Marc Hairapetian: Stimmt es, dass Sie zusammen mit Adam Sandler eine Suite in einem Berliner Hotel bewohnen?

Kevin James: Gut recherchiert, wir führen unsere Scheinehe auch im wirklichen Leben weiter... Universal Pictures muss sparen. (noch größeres Gelächter). Ihn stört mein Schnarchen, mich, dass der alte Rumtreiber erst so spät nach Hause kommt – und mich ständig weckt. Ich sehne mich sehr nach meiner Ehefrau zurück! (seufzt)

Marc Hairapetian: Haben Sie eigentlich zu „Chuck and Larry“ auch Briefe aus der Gay Community erhalten?

Kevin James: Mich erreichten viele sehr anerkennende Briefe. Einige schrieben mir und meinten, sie würden mir gerne einen Heiratsantrag machen, allerdings wäre ich ihnen doch etwas zu dick. Immer dieser Körperkult...!

Marc Hairapetian: Waren Sie auch zu Besuch in Gay Clubs?

Kevin James: Ja, zusammen mit Adam. Zuerst befürchteten wir, dass wir angemacht werden, aber als wir drin waren, wurden wir einfach übersehen – und fühlten uns wie die hässlichsten Typen in der ganzen Bar...

Marc Hairapetian: Als Komödiant mit Zwischentönen sind Sie immens erfolgreich. Würde es Sie auch einmal reizen, in einem Film mitzuwirken, der ausschließlich ein Drama ist?

Kevin James: Ich suche mir die Angebote zunächst wirklich danach aus, wie gut mir die Geschichte gefällt. Und dann auch danach, wer meine Ko-Partner sind. Dabei handelt es sich meistens um Komödien. Mein Kollege Adam Sandler schafft ja den Spagat zwischen lustigen und ernsten Rollen. Wenn mir das Drehbuch zu einem Drama geschickt werden würde, dass mich anspricht, würde ich auch in einem Drama mitspielen, genauso wie in einem Porno...

Marc Hairapetian: Ihr Geburtsname ist Kevin George Knipfing. Haben sie deutsche Vorfahren?

Kevin James: Ja, das wird so sein. Ich änderte meinen Namen sehr schnell, als ich mit der Stand-Up- Comedy begann, weil die Leute ihn einfach nicht richtig aussprechen konnten. Wenn ich das nächste Mal mit meiner Familie wieder in Deutschland bin, werde ich nach Vorfahren forschen.
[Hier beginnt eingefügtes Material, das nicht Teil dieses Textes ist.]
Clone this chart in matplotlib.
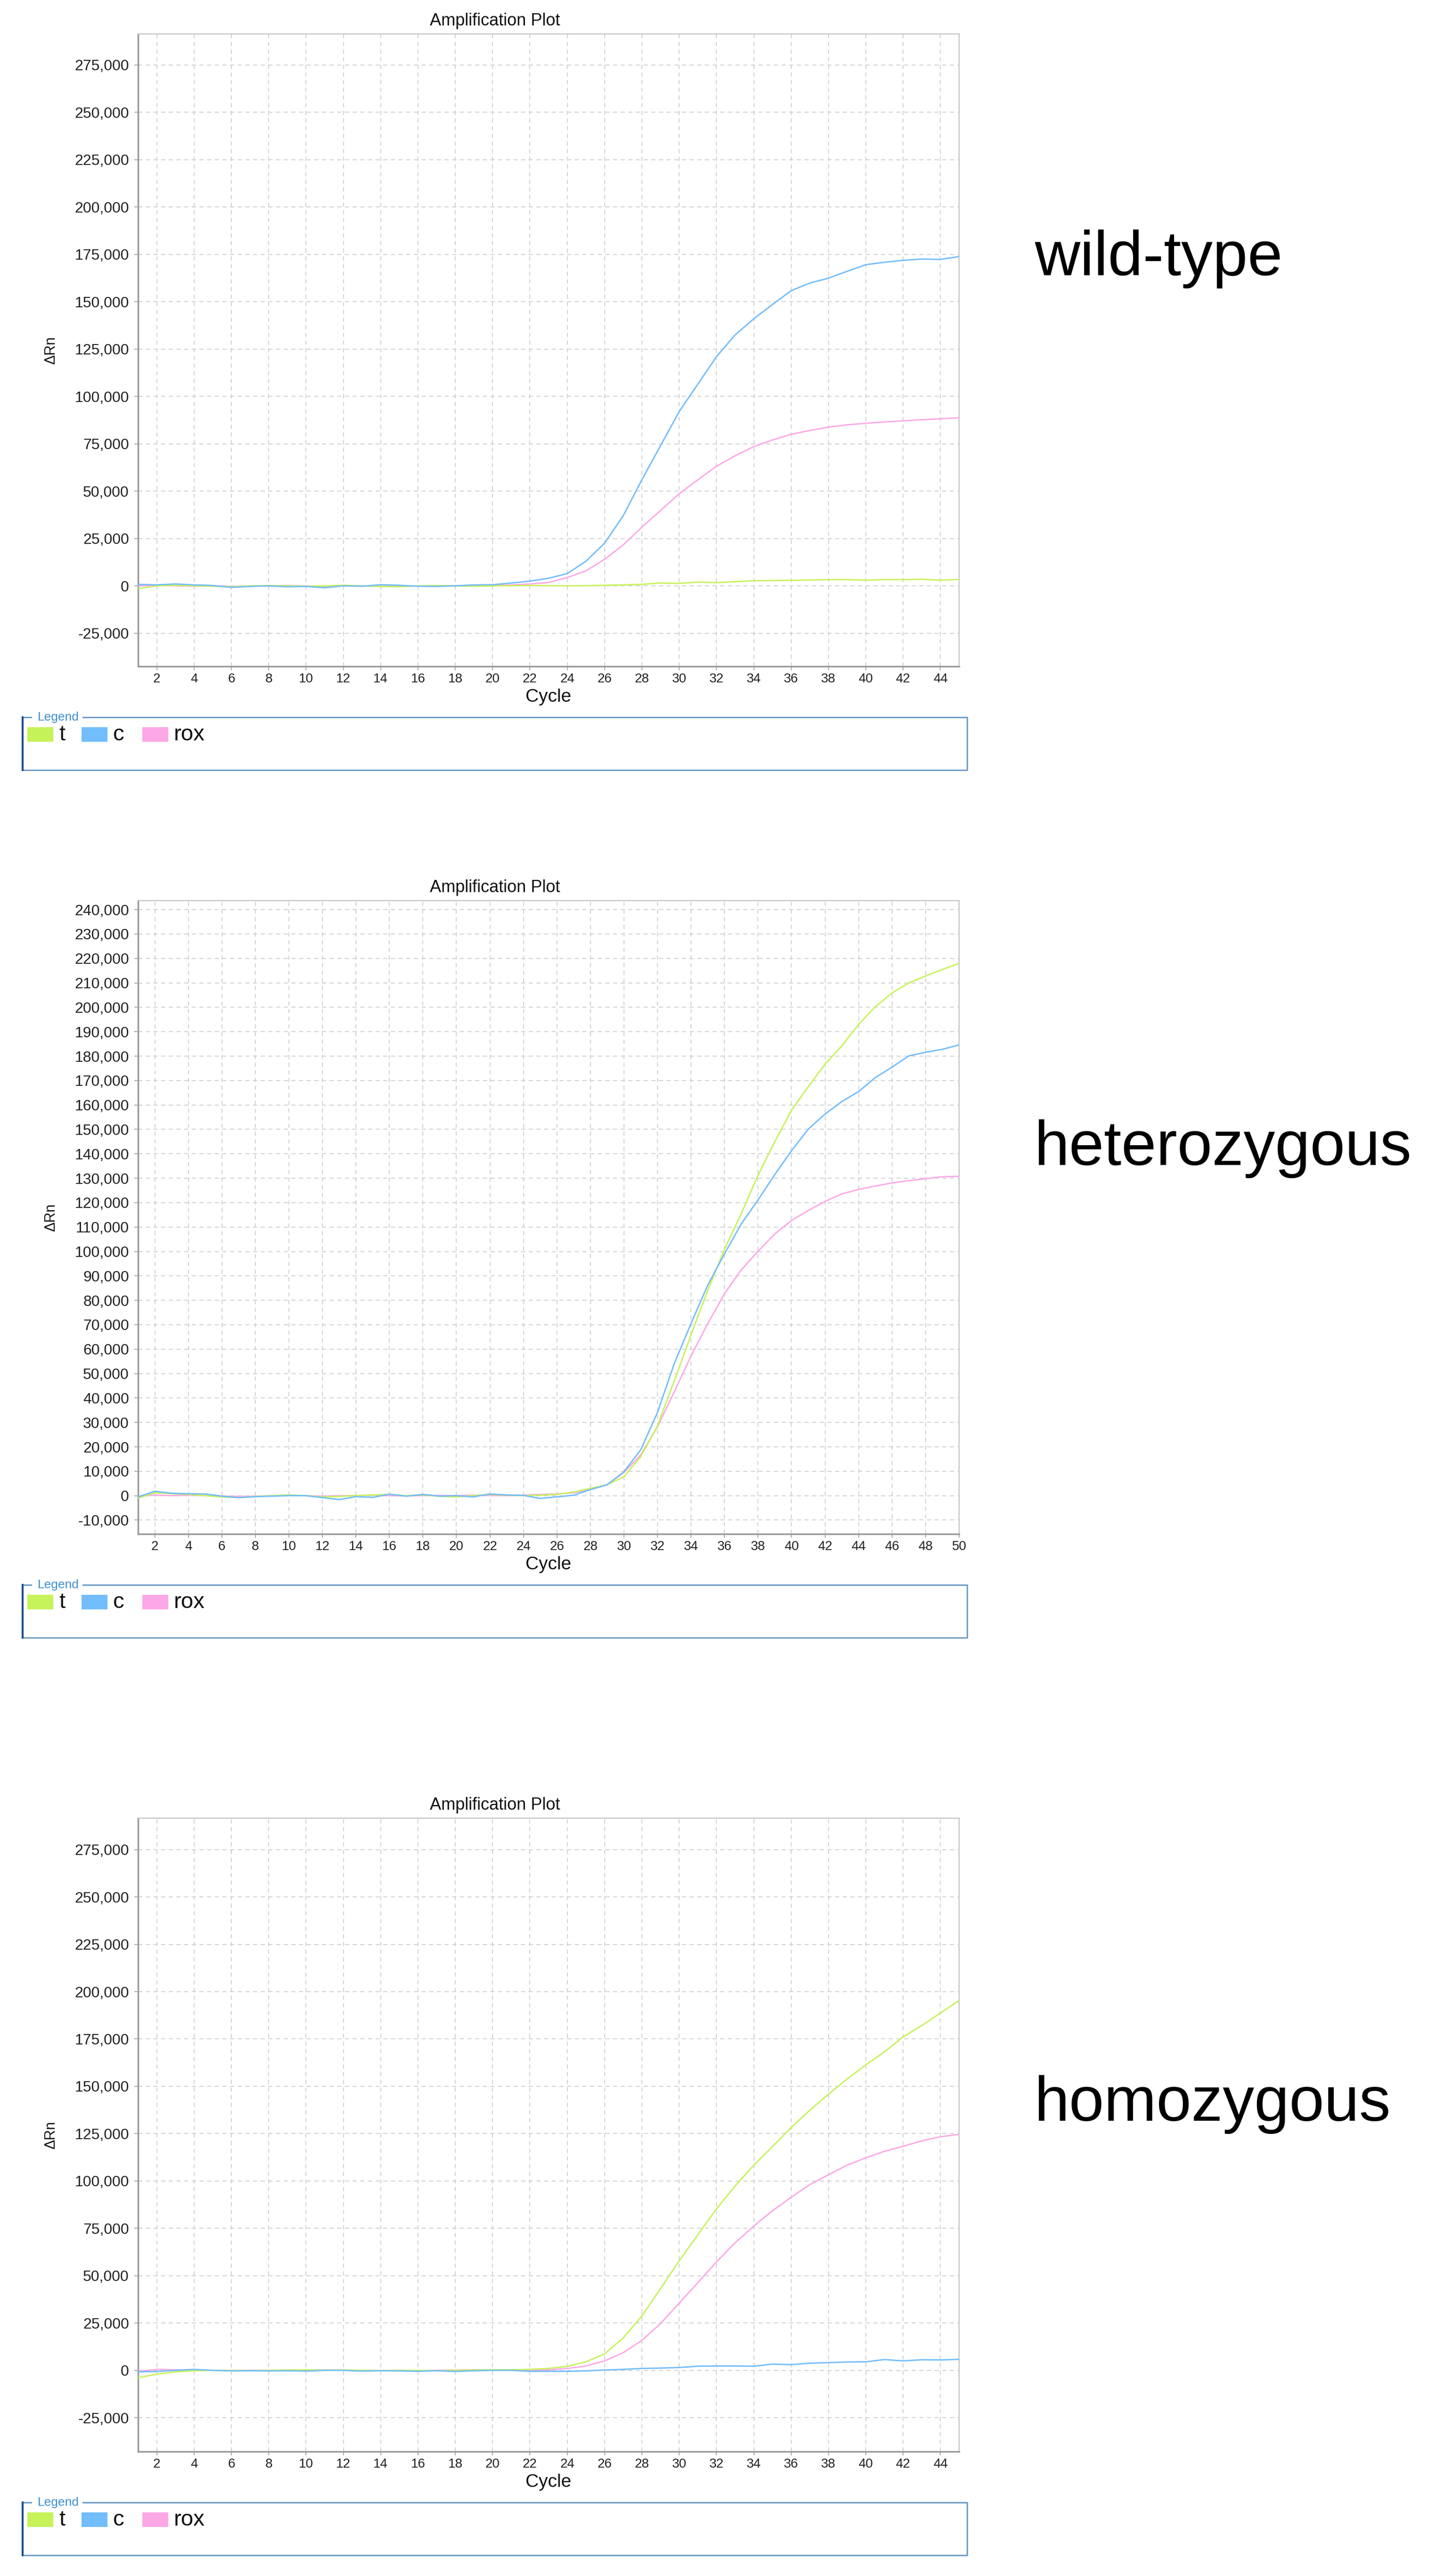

Marc Hairapetian: Wie gefällt Ihnen Berlin?

Kevin James: Das ist eine unglaublich lebendige Stadt, die sich ständig ändert. Als ich vor zweieinhalb Jahren mit „Hitch“ auf der Berlinale war, hatte ich Gelegenheit, mir viele historische Plätze anzusehen, diesmal kam ich über die Filmpromotion in Hotels und Restaurantbesuche nicht hinaus.

Marc Hairapetian: Als Experte in Sachen Humor: Ist er überall auf der Welt gleich, oder gibt es Unterschiede?

Kevin James: Eines steht schon einmal fest: der amerikanische und der deutsche Humor sind sehr ähnlich, wie Sie bei unserem Gespräch merken. Natürlich gibt es von Land zu Land Unterschiede. Der Britische ist bekanntlich sehr schwarz. In Amerika ist er schwarz, weiß, gelb und rot. Und durch die Vermischung der Kulturen wird er überall immer universeller.


Das Gespräch führte Marc Hairapetian am 5. September 2007 in Berlin.